WRITTEN PROBLEM -> Scan the data below for the string "this". Copy every line where it appears.

--- TASK INPUT ---

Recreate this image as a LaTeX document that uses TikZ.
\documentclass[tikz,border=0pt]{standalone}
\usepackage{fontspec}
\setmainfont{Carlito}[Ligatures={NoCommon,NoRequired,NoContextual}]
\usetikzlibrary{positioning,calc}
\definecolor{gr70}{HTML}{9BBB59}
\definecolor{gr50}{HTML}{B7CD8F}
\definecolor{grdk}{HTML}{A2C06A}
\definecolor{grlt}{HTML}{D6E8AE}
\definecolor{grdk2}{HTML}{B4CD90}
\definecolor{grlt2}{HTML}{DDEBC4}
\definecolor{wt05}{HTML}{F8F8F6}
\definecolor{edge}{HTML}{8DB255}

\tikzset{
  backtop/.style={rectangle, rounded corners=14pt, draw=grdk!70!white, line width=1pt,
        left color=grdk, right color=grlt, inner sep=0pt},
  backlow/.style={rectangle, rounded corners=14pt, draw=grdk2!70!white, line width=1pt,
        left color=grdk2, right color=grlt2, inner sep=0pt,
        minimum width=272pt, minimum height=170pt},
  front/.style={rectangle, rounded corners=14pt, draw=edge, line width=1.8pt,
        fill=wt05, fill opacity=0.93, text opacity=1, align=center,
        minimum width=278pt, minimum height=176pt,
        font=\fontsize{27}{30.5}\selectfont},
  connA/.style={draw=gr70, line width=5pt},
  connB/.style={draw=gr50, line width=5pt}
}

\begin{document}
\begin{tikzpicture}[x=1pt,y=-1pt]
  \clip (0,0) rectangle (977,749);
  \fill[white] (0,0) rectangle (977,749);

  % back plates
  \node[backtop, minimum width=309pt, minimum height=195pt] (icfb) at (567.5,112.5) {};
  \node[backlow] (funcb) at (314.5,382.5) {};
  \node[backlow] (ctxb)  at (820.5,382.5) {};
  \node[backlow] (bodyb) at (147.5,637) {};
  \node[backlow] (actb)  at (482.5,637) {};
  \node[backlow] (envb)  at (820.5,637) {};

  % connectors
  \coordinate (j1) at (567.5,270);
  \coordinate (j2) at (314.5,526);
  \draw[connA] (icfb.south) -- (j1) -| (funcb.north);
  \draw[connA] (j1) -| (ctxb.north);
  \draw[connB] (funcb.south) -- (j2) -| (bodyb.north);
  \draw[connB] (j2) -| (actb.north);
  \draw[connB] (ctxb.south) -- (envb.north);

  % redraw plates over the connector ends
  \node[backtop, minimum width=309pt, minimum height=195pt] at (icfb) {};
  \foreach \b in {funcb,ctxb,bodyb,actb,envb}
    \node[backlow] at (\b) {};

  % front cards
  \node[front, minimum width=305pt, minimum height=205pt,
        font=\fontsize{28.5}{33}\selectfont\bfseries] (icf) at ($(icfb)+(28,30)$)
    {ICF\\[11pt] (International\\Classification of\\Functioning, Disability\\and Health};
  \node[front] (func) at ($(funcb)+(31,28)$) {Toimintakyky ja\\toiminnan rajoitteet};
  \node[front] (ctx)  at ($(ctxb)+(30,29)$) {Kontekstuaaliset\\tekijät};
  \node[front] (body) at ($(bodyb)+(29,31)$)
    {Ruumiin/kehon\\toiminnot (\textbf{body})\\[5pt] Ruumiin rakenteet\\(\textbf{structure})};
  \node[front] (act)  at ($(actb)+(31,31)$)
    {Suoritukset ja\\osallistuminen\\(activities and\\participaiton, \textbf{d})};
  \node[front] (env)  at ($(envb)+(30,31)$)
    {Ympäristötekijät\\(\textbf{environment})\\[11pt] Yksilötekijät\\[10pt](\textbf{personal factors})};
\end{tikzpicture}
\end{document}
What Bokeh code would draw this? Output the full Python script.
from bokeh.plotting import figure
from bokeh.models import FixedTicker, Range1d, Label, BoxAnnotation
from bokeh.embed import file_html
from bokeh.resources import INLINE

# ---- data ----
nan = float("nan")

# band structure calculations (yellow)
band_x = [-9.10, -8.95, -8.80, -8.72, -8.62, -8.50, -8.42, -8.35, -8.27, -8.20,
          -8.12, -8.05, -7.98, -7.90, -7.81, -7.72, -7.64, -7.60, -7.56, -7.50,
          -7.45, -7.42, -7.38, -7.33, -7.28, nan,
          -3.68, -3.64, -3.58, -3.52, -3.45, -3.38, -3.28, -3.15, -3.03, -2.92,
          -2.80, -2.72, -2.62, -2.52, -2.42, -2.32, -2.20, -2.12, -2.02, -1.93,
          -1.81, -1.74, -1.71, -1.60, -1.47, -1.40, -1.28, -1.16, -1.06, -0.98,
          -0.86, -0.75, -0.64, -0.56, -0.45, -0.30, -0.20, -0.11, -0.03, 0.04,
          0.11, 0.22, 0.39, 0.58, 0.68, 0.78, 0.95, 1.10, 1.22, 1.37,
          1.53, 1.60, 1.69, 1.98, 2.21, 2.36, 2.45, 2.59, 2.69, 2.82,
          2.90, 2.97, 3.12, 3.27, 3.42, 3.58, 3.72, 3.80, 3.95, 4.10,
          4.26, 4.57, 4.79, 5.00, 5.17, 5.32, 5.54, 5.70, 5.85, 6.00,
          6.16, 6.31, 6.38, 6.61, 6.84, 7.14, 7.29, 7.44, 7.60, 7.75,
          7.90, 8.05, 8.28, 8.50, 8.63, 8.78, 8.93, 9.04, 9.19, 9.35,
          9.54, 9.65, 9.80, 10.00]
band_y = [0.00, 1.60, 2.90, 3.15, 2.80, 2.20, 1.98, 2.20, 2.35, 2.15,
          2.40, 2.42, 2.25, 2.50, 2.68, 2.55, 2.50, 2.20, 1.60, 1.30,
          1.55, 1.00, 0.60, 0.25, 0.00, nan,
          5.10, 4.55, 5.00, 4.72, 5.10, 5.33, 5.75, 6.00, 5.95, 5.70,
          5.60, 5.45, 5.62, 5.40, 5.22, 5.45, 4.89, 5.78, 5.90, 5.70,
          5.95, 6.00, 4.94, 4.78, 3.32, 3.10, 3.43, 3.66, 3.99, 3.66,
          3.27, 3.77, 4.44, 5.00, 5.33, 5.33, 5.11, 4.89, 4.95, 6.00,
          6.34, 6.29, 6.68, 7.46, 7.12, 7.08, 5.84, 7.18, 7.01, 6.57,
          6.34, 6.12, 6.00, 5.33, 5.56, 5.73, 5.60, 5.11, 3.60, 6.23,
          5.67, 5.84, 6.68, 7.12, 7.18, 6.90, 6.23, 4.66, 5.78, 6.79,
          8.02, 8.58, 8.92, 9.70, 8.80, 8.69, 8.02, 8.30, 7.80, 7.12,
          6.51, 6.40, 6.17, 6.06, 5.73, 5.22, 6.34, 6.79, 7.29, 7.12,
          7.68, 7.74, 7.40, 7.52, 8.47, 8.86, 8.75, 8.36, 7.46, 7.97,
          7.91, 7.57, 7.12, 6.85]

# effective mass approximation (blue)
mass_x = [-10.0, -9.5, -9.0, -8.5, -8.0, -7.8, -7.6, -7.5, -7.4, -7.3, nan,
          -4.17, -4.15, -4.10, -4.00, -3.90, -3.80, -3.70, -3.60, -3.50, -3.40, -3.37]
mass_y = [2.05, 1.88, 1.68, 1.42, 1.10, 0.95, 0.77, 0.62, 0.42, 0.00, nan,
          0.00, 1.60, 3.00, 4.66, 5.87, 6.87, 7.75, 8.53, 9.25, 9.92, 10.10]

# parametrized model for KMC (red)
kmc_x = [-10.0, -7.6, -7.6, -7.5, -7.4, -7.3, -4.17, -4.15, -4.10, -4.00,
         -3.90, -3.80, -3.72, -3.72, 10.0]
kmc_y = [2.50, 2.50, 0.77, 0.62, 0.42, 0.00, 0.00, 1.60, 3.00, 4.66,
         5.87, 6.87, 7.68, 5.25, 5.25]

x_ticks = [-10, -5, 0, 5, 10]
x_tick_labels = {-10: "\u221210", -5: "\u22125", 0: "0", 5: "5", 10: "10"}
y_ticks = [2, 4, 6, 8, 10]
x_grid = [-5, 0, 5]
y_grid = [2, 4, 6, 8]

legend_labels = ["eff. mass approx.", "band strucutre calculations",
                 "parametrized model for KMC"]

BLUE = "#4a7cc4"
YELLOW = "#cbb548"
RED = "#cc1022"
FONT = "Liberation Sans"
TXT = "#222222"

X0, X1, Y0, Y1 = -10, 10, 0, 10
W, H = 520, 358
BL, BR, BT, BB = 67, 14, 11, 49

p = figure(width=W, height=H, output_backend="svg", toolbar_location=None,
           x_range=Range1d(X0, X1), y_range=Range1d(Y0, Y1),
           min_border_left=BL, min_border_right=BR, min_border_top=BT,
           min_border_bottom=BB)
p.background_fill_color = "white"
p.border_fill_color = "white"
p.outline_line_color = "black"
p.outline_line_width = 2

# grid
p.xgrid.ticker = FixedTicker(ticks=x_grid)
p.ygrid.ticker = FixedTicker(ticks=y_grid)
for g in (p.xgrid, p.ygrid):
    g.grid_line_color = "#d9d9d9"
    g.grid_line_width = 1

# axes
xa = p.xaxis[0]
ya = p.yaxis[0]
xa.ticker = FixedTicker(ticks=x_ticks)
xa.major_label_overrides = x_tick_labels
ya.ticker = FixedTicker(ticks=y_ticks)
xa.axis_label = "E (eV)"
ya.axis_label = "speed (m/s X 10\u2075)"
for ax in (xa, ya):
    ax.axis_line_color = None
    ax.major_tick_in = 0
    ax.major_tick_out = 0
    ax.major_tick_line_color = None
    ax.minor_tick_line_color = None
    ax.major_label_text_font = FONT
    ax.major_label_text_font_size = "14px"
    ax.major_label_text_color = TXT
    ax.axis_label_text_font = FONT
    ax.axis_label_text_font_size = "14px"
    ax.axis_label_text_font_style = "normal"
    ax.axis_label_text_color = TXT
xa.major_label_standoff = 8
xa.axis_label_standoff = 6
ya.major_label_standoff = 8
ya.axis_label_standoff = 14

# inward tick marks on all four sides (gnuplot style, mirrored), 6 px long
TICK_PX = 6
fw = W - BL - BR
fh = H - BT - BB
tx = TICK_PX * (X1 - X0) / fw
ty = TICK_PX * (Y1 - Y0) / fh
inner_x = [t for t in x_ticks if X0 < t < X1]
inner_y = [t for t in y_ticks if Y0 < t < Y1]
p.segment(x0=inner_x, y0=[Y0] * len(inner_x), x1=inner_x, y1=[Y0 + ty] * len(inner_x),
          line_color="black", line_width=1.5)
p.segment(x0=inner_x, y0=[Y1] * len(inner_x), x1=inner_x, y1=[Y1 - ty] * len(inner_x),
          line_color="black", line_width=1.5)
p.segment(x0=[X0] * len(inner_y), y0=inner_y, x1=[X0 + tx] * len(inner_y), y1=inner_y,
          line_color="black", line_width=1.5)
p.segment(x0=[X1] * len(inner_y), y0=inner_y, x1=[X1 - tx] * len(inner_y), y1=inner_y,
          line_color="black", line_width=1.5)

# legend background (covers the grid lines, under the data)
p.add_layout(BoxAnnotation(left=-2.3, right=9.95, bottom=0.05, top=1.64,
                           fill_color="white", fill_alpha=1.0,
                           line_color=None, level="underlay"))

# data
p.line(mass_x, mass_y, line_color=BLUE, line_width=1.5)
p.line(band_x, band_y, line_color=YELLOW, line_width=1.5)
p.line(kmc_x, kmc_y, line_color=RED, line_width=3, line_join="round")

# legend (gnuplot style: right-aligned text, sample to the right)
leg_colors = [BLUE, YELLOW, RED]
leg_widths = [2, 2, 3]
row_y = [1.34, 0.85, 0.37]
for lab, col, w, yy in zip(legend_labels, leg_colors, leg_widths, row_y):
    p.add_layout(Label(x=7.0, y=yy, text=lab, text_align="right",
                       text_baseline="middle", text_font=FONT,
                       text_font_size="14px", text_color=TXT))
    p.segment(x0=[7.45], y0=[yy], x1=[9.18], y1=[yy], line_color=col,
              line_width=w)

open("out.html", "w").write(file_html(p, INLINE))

---

CORRECT OUTPUT ->
Recreate this image as a LaTeX document that uses TikZ.
What Bokeh code would draw this? Output the full Python script.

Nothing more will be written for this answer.